## Stated task
Output the full listing below exactly as it reads, and skip anything that is a picture.

>> begin Information provided

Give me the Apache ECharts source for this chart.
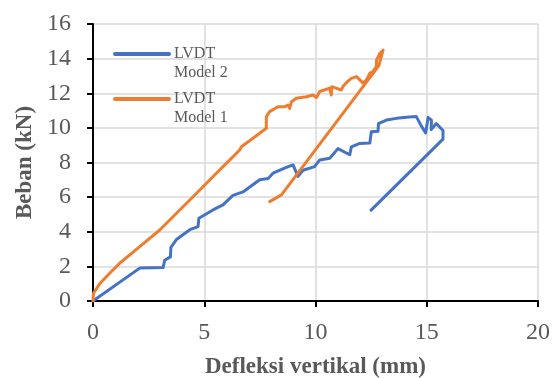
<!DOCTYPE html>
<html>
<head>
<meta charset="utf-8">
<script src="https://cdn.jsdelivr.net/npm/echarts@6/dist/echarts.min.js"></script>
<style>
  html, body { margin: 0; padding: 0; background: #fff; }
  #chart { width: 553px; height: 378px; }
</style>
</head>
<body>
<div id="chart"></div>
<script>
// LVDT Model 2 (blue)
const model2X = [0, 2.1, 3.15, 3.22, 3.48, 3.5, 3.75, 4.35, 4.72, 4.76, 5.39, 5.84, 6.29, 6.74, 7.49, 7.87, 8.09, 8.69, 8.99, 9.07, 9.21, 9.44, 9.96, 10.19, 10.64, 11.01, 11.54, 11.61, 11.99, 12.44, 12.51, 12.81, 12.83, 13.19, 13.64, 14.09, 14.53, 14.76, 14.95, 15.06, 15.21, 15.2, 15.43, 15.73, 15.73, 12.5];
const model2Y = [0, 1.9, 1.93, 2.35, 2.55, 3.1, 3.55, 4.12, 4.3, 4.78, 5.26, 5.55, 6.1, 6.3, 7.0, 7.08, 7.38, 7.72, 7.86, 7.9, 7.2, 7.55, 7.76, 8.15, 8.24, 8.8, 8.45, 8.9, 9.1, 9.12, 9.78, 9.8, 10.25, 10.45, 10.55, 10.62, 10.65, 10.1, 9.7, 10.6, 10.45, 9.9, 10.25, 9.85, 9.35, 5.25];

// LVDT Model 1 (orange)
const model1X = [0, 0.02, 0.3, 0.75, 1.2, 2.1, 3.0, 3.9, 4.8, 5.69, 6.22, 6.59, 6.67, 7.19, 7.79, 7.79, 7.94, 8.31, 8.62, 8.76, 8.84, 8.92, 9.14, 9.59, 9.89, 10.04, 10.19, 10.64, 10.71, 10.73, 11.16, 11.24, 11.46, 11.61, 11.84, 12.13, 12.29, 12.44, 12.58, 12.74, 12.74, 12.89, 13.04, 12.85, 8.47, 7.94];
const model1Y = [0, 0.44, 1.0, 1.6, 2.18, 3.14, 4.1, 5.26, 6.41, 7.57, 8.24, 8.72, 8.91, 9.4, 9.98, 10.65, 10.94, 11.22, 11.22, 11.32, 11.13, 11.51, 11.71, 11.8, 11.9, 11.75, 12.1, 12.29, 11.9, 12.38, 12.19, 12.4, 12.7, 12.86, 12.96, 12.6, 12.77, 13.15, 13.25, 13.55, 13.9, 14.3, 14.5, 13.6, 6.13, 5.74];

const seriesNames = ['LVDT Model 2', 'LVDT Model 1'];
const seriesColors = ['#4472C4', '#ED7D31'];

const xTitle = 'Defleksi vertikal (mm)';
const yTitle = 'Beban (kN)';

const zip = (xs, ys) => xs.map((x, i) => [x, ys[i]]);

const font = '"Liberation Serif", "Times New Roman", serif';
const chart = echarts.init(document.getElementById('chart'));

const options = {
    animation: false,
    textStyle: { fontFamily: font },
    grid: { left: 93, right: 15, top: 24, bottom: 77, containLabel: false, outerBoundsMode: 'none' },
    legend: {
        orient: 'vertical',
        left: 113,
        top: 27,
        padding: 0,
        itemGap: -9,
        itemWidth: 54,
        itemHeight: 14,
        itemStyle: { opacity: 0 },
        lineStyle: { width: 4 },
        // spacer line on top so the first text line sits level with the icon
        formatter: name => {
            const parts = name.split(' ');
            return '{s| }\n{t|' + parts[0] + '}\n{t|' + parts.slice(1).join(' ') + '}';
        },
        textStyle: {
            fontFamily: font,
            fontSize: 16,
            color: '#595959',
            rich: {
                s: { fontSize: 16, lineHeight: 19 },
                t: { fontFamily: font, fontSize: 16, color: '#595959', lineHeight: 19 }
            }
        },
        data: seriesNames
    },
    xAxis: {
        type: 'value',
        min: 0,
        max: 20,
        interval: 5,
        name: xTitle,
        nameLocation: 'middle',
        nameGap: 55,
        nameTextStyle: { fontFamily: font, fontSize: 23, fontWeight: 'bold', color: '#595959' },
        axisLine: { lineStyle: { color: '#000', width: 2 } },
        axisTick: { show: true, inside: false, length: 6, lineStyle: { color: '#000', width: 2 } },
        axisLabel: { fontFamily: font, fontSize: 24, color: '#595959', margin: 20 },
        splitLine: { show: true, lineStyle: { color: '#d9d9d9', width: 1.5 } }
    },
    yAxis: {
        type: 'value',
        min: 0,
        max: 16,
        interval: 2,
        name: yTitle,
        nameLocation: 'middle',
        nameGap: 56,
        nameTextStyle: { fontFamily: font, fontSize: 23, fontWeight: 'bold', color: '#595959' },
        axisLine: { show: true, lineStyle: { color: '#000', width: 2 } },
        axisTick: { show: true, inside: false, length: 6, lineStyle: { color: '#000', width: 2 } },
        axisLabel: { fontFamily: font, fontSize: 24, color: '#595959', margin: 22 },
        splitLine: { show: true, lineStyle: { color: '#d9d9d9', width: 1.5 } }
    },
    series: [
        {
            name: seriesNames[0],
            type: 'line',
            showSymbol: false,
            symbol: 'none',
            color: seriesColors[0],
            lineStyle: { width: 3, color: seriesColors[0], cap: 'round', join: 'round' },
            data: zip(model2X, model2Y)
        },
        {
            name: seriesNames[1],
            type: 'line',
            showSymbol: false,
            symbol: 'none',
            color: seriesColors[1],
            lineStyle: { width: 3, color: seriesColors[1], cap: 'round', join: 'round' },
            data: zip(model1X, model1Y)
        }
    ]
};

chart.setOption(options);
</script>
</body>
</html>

>> end Information provided

## Output of the exercise
Give me the Apache ECharts source for this chart.
<!DOCTYPE html>
<html>
<head>
<meta charset="utf-8">
<script src="https://cdn.jsdelivr.net/npm/echarts@6/dist/echarts.min.js"></script>
<style>
  html, body { margin: 0; padding: 0; background: #fff; }
  #chart { width: 553px; height: 378px; }
</style>
</head>
<body>
<div id="chart"></div>
<script>
// LVDT Model 2 (blue)
const model2X = [0, 2.1, 3.15, 3.22, 3.48, 3.5, 3.75, 4.35, 4.72, 4.76, 5.39, 5.84, 6.29, 6.74, 7.49, 7.87, 8.09, 8.69, 8.99, 9.07, 9.21, 9.44, 9.96, 10.19, 10.64, 11.01, 11.54, 11.61, 11.99, 12.44, 12.51, 12.81, 12.83, 13.19, 13.64, 14.09, 14.53, 14.76, 14.95, 15.06, 15.21, 15.2, 15.43, 15.73, 15.73, 12.5];
const model2Y = [0, 1.9, 1.93, 2.35, 2.55, 3.1, 3.55, 4.12, 4.3, 4.78, 5.26, 5.55, 6.1, 6.3, 7.0, 7.08, 7.38, 7.72, 7.86, 7.9, 7.2, 7.55, 7.76, 8.15, 8.24, 8.8, 8.45, 8.9, 9.1, 9.12, 9.78, 9.8, 10.25, 10.45, 10.55, 10.62, 10.65, 10.1, 9.7, 10.6, 10.45, 9.9, 10.25, 9.85, 9.35, 5.25];

// LVDT Model 1 (orange)
const model1X = [0, 0.02, 0.3, 0.75, 1.2, 2.1, 3.0, 3.9, 4.8, 5.69, 6.22, 6.59, 6.67, 7.19, 7.79, 7.79, 7.94, 8.31, 8.62, 8.76, 8.84, 8.92, 9.14, 9.59, 9.89, 10.04, 10.19, 10.64, 10.71, 10.73, 11.16, 11.24, 11.46, 11.61, 11.84, 12.13, 12.29, 12.44, 12.58, 12.74, 12.74, 12.89, 13.04, 12.85, 8.47, 7.94];
const model1Y = [0, 0.44, 1.0, 1.6, 2.18, 3.14, 4.1, 5.26, 6.41, 7.57, 8.24, 8.72, 8.91, 9.4, 9.98, 10.65, 10.94, 11.22, 11.22, 11.32, 11.13, 11.51, 11.71, 11.8, 11.9, 11.75, 12.1, 12.29, 11.9, 12.38, 12.19, 12.4, 12.7, 12.86, 12.96, 12.6, 12.77, 13.15, 13.25, 13.55, 13.9, 14.3, 14.5, 13.6, 6.13, 5.74];

const seriesNames = ['LVDT Model 2', 'LVDT Model 1'];
const seriesColors = ['#4472C4', '#ED7D31'];

const xTitle = 'Defleksi vertikal (mm)';
const yTitle = 'Beban (kN)';

const zip = (xs, ys) => xs.map((x, i) => [x, ys[i]]);

const font = '"Liberation Serif", "Times New Roman", serif';
const chart = echarts.init(document.getElementById('chart'));

const options = {
    animation: false,
    textStyle: { fontFamily: font },
    grid: { left: 93, right: 15, top: 24, bottom: 77, containLabel: false, outerBoundsMode: 'none' },
    legend: {
        orient: 'vertical',
        left: 113,
        top: 27,
        padding: 0,
        itemGap: -9,
        itemWidth: 54,
        itemHeight: 14,
        itemStyle: { opacity: 0 },
        lineStyle: { width: 4 },
        // spacer line on top so the first text line sits level with the icon
        formatter: name => {
            const parts = name.split(' ');
            return '{s| }\n{t|' + parts[0] + '}\n{t|' + parts.slice(1).join(' ') + '}';
        },
        textStyle: {
            fontFamily: font,
            fontSize: 16,
            color: '#595959',
            rich: {
                s: { fontSize: 16, lineHeight: 19 },
                t: { fontFamily: font, fontSize: 16, color: '#595959', lineHeight: 19 }
            }
        },
        data: seriesNames
    },
    xAxis: {
        type: 'value',
        min: 0,
        max: 20,
        interval: 5,
        name: xTitle,
        nameLocation: 'middle',
        nameGap: 55,
        nameTextStyle: { fontFamily: font, fontSize: 23, fontWeight: 'bold', color: '#595959' },
        axisLine: { lineStyle: { color: '#000', width: 2 } },
        axisTick: { show: true, inside: false, length: 6, lineStyle: { color: '#000', width: 2 } },
        axisLabel: { fontFamily: font, fontSize: 24, color: '#595959', margin: 20 },
        splitLine: { show: true, lineStyle: { color: '#d9d9d9', width: 1.5 } }
    },
    yAxis: {
        type: 'value',
        min: 0,
        max: 16,
        interval: 2,
        name: yTitle,
        nameLocation: 'middle',
        nameGap: 56,
        nameTextStyle: { fontFamily: font, fontSize: 23, fontWeight: 'bold', color: '#595959' },
        axisLine: { show: true, lineStyle: { color: '#000', width: 2 } },
        axisTick: { show: true, inside: false, length: 6, lineStyle: { color: '#000', width: 2 } },
        axisLabel: { fontFamily: font, fontSize: 24, color: '#595959', margin: 22 },
        splitLine: { show: true, lineStyle: { color: '#d9d9d9', width: 1.5 } }
    },
    series: [
        {
            name: seriesNames[0],
            type: 'line',
            showSymbol: false,
            symbol: 'none',
            color: seriesColors[0],
            lineStyle: { width: 3, color: seriesColors[0], cap: 'round', join: 'round' },
            data: zip(model2X, model2Y)
        },
        {
            name: seriesNames[1],
            type: 'line',
            showSymbol: false,
            symbol: 'none',
            color: seriesColors[1],
            lineStyle: { width: 3, color: seriesColors[1], cap: 'round', join: 'round' },
            data: zip(model1X, model1Y)
        }
    ]
};

chart.setOption(options);
</script>
</body>
</html>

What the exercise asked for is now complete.